— begin —

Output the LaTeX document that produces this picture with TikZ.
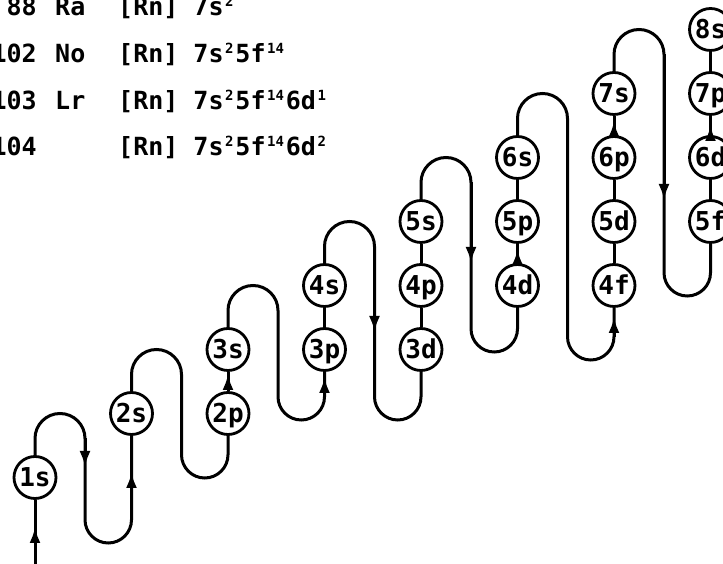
\documentclass[tikz,border=0pt]{standalone}
\usepackage{fontspec}
\newfontfamily\labfont{DejaVu Sans Mono}
\usetikzlibrary{arrows.meta}
\newcommand\sups[1]{\kern1.5pt\raisebox{9pt}{\fontsize{14}{14}\selectfont #1}\kern2pt}
\begin{document}
\begin{tikzpicture}[x=1pt,y=1pt,
  orb/.style={circle,draw,line width=2.8pt,minimum size=42pt,inner sep=0pt,
    text height=19pt,text depth=0pt,font={\labfont\bfseries\fontsize{26}{26}\selectfont}},
  snake/.style={line width=3pt},
  tipped/.style={line width=3pt,-{Latex[length=16pt,width=11pt]}},
  txt/.style={inner sep=0pt,font={\labfont\bfseries\fontsize{25}{25}\selectfont}}]
\useasboundingbox (0,0) rectangle (723,564);

% text block
\node[txt,anchor=base east] (z1) at (37,548) {88};
\node[txt,anchor=base west] (e1) at (55,548) {Ra};
\node[txt,anchor=base west] (k1) at (118,548) {[Rn] 7s\sups{2}};
\node[txt,anchor=base east] (z2) at (37,501) {102};
\node[txt,anchor=base west] (e2) at (55,501) {No};
\node[txt,anchor=base west] (k2) at (118,501) {[Rn] 7s\sups{2}5f\sups{14}};
\node[txt,anchor=base east] (z3) at (37,454) {103};
\node[txt,anchor=base west] (e3) at (55,454) {Lr};
\node[txt,anchor=base west] (k3) at (118,454) {[Rn] 7s\sups{2}5f\sups{14}6d\sups{1}};
\node[txt,anchor=base east] (z4) at (37,408) {104};
\node[txt,anchor=base west] (k4) at (118,408) {[Rn] 7s\sups{2}5f\sups{14}6d\sups{2}};

% orbitals
\node[orb] (n1s) at (35,86.5) {1s};
\node[orb] (n2s) at (131.5,150.5) {2s};
\node[orb] (n3s) at (228,214.5) {3s};
\node[orb] (n2p) at (228,150.5) {2p};
\node[orb] (n4s) at (324.5,278.5) {4s};
\node[orb] (n3p) at (324.5,214.5) {3p};
\node[orb] (n5s) at (421,342.5) {5s};
\node[orb] (n4p) at (421,278.5) {4p};
\node[orb] (n3d) at (421,214.5) {3d};
\node[orb] (n6s) at (517.5,406.5) {6s};
\node[orb] (n5p) at (517.5,342.5) {5p};
\node[orb] (n4d) at (517.5,278.5) {4d};
\node[orb] (n7s) at (614,470.5) {7s};
\node[orb] (n6p) at (614,406.5) {6p};
\node[orb] (n5d) at (614,342.5) {5d};
\node[orb] (n4f) at (614,278.5) {4f};
\node[orb] (n8s) at (710.5,534.5) {8s};
\node[orb] (n7p) at (710.5,470.5) {7p};
\node[orb] (n6d) at (710.5,406.5) {6d};
\node[orb] (n5f) at (710.5,342.5) {5f};

\coordinate (start) at (35,0);

% links inside columns
\draw[snake] (start) -- (n1s);
\draw[snake] (n2p) -- (n3s);
\draw[snake] (n3p) -- (n4s);
\draw[snake] (n3d) -- (n4p);
\draw[snake] (n4p) -- (n5s);
\draw[snake] (n4d) -- (n5p);
\draw[snake] (n5p) -- (n6s);
\draw[snake] (n4f) -- (n5d);
\draw[snake] (n5d) -- (n6p);
\draw[snake] (n6p) -- (n7s);
\draw[snake] (n5f) -- (n6d);
\draw[snake] (n6d) -- (n7p);
\draw[snake] (n7p) -- (n8s);

% loops between columns
\draw[snake] (n1s.north) -- (35,125.5) arc[start angle=180,end angle=0,radius=25]
  -- (85,44.25) arc[start angle=180,end angle=360,radius=23.25] -- (n2s.south);
\draw[snake] (n2s.north) -- (131.5,189.5) arc[start angle=180,end angle=0,radius=25]
  -- (181.5,109.25) arc[start angle=180,end angle=360,radius=23.25] -- (n2p.south);
\draw[snake] (n3s.north) -- (228,253.5) arc[start angle=180,end angle=0,radius=25]
  -- (278,167.25) arc[start angle=180,end angle=360,radius=23.25] -- (n3p.south);
\draw[snake] (n4s.north) -- (324.5,317.5) arc[start angle=180,end angle=0,radius=25]
  -- (374.5,167.25) arc[start angle=180,end angle=360,radius=23.25] -- (n3d.south);
\draw[snake] (n5s.north) -- (421,381.5) arc[start angle=180,end angle=0,radius=25]
  -- (471,235.25) arc[start angle=180,end angle=360,radius=23.25] -- (n4d.south);
\draw[snake] (n6s.north) -- (517.5,445.5) arc[start angle=180,end angle=0,radius=25]
  -- (567.5,227.25) arc[start angle=180,end angle=360,radius=23.25] -- (n4f.south);
\draw[snake] (n7s.north) -- (614,509.5) arc[start angle=180,end angle=0,radius=25]
  -- (664,291.25) arc[start angle=180,end angle=360,radius=23.25] -- (n5f.south);

% arrowheads
\draw[tipped] (start) -- (35,37);
\draw[tipped] (85,125.5) -- (85,97);
\draw[tipped] (131.5,44.25) -- (131.5,92);
\draw[tipped] (n2p.north) -- (228,190);
\draw[tipped] (324.5,167.25) -- (324.5,187);
\draw[tipped] (374.5,317.5) -- (374.5,232);
\draw[tipped] (471,381.5) -- (471,301);
\draw[tipped] (n4d.north) -- (517.5,315);
\draw[tipped] (614,227.25) -- (614,247);
\draw[tipped] (n6p.north) -- (614,443);
\draw[tipped] (664,509.5) -- (664,364);
\draw[tipped] (n6d.north) -- (710.5,439);
\end{tikzpicture}
\end{document}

— end —

Quote the listing above in full, except for the pictures.

Output the LaTeX document that produces this picture with TikZ.
\documentclass[tikz,border=0pt]{standalone}
\usepackage{fontspec}
\newfontfamily\labfont{DejaVu Sans Mono}
\usetikzlibrary{arrows.meta}
\newcommand\sups[1]{\kern1.5pt\raisebox{9pt}{\fontsize{14}{14}\selectfont #1}\kern2pt}
\begin{document}
\begin{tikzpicture}[x=1pt,y=1pt,
  orb/.style={circle,draw,line width=2.8pt,minimum size=42pt,inner sep=0pt,
    text height=19pt,text depth=0pt,font={\labfont\bfseries\fontsize{26}{26}\selectfont}},
  snake/.style={line width=3pt},
  tipped/.style={line width=3pt,-{Latex[length=16pt,width=11pt]}},
  txt/.style={inner sep=0pt,font={\labfont\bfseries\fontsize{25}{25}\selectfont}}]
\useasboundingbox (0,0) rectangle (723,564);

% text block
\node[txt,anchor=base east] (z1) at (37,548) {88};
\node[txt,anchor=base west] (e1) at (55,548) {Ra};
\node[txt,anchor=base west] (k1) at (118,548) {[Rn] 7s\sups{2}};
\node[txt,anchor=base east] (z2) at (37,501) {102};
\node[txt,anchor=base west] (e2) at (55,501) {No};
\node[txt,anchor=base west] (k2) at (118,501) {[Rn] 7s\sups{2}5f\sups{14}};
\node[txt,anchor=base east] (z3) at (37,454) {103};
\node[txt,anchor=base west] (e3) at (55,454) {Lr};
\node[txt,anchor=base west] (k3) at (118,454) {[Rn] 7s\sups{2}5f\sups{14}6d\sups{1}};
\node[txt,anchor=base east] (z4) at (37,408) {104};
\node[txt,anchor=base west] (k4) at (118,408) {[Rn] 7s\sups{2}5f\sups{14}6d\sups{2}};

% orbitals
\node[orb] (n1s) at (35,86.5) {1s};
\node[orb] (n2s) at (131.5,150.5) {2s};
\node[orb] (n3s) at (228,214.5) {3s};
\node[orb] (n2p) at (228,150.5) {2p};
\node[orb] (n4s) at (324.5,278.5) {4s};
\node[orb] (n3p) at (324.5,214.5) {3p};
\node[orb] (n5s) at (421,342.5) {5s};
\node[orb] (n4p) at (421,278.5) {4p};
\node[orb] (n3d) at (421,214.5) {3d};
\node[orb] (n6s) at (517.5,406.5) {6s};
\node[orb] (n5p) at (517.5,342.5) {5p};
\node[orb] (n4d) at (517.5,278.5) {4d};
\node[orb] (n7s) at (614,470.5) {7s};
\node[orb] (n6p) at (614,406.5) {6p};
\node[orb] (n5d) at (614,342.5) {5d};
\node[orb] (n4f) at (614,278.5) {4f};
\node[orb] (n8s) at (710.5,534.5) {8s};
\node[orb] (n7p) at (710.5,470.5) {7p};
\node[orb] (n6d) at (710.5,406.5) {6d};
\node[orb] (n5f) at (710.5,342.5) {5f};

\coordinate (start) at (35,0);

% links inside columns
\draw[snake] (start) -- (n1s);
\draw[snake] (n2p) -- (n3s);
\draw[snake] (n3p) -- (n4s);
\draw[snake] (n3d) -- (n4p);
\draw[snake] (n4p) -- (n5s);
\draw[snake] (n4d) -- (n5p);
\draw[snake] (n5p) -- (n6s);
\draw[snake] (n4f) -- (n5d);
\draw[snake] (n5d) -- (n6p);
\draw[snake] (n6p) -- (n7s);
\draw[snake] (n5f) -- (n6d);
\draw[snake] (n6d) -- (n7p);
\draw[snake] (n7p) -- (n8s);

% loops between columns
\draw[snake] (n1s.north) -- (35,125.5) arc[start angle=180,end angle=0,radius=25]
  -- (85,44.25) arc[start angle=180,end angle=360,radius=23.25] -- (n2s.south);
\draw[snake] (n2s.north) -- (131.5,189.5) arc[start angle=180,end angle=0,radius=25]
  -- (181.5,109.25) arc[start angle=180,end angle=360,radius=23.25] -- (n2p.south);
\draw[snake] (n3s.north) -- (228,253.5) arc[start angle=180,end angle=0,radius=25]
  -- (278,167.25) arc[start angle=180,end angle=360,radius=23.25] -- (n3p.south);
\draw[snake] (n4s.north) -- (324.5,317.5) arc[start angle=180,end angle=0,radius=25]
  -- (374.5,167.25) arc[start angle=180,end angle=360,radius=23.25] -- (n3d.south);
\draw[snake] (n5s.north) -- (421,381.5) arc[start angle=180,end angle=0,radius=25]
  -- (471,235.25) arc[start angle=180,end angle=360,radius=23.25] -- (n4d.south);
\draw[snake] (n6s.north) -- (517.5,445.5) arc[start angle=180,end angle=0,radius=25]
  -- (567.5,227.25) arc[start angle=180,end angle=360,radius=23.25] -- (n4f.south);
\draw[snake] (n7s.north) -- (614,509.5) arc[start angle=180,end angle=0,radius=25]
  -- (664,291.25) arc[start angle=180,end angle=360,radius=23.25] -- (n5f.south);

% arrowheads
\draw[tipped] (start) -- (35,37);
\draw[tipped] (85,125.5) -- (85,97);
\draw[tipped] (131.5,44.25) -- (131.5,92);
\draw[tipped] (n2p.north) -- (228,190);
\draw[tipped] (324.5,167.25) -- (324.5,187);
\draw[tipped] (374.5,317.5) -- (374.5,232);
\draw[tipped] (471,381.5) -- (471,301);
\draw[tipped] (n4d.north) -- (517.5,315);
\draw[tipped] (614,227.25) -- (614,247);
\draw[tipped] (n6p.north) -- (614,443);
\draw[tipped] (664,509.5) -- (664,364);
\draw[tipped] (n6d.north) -- (710.5,439);
\end{tikzpicture}
\end{document}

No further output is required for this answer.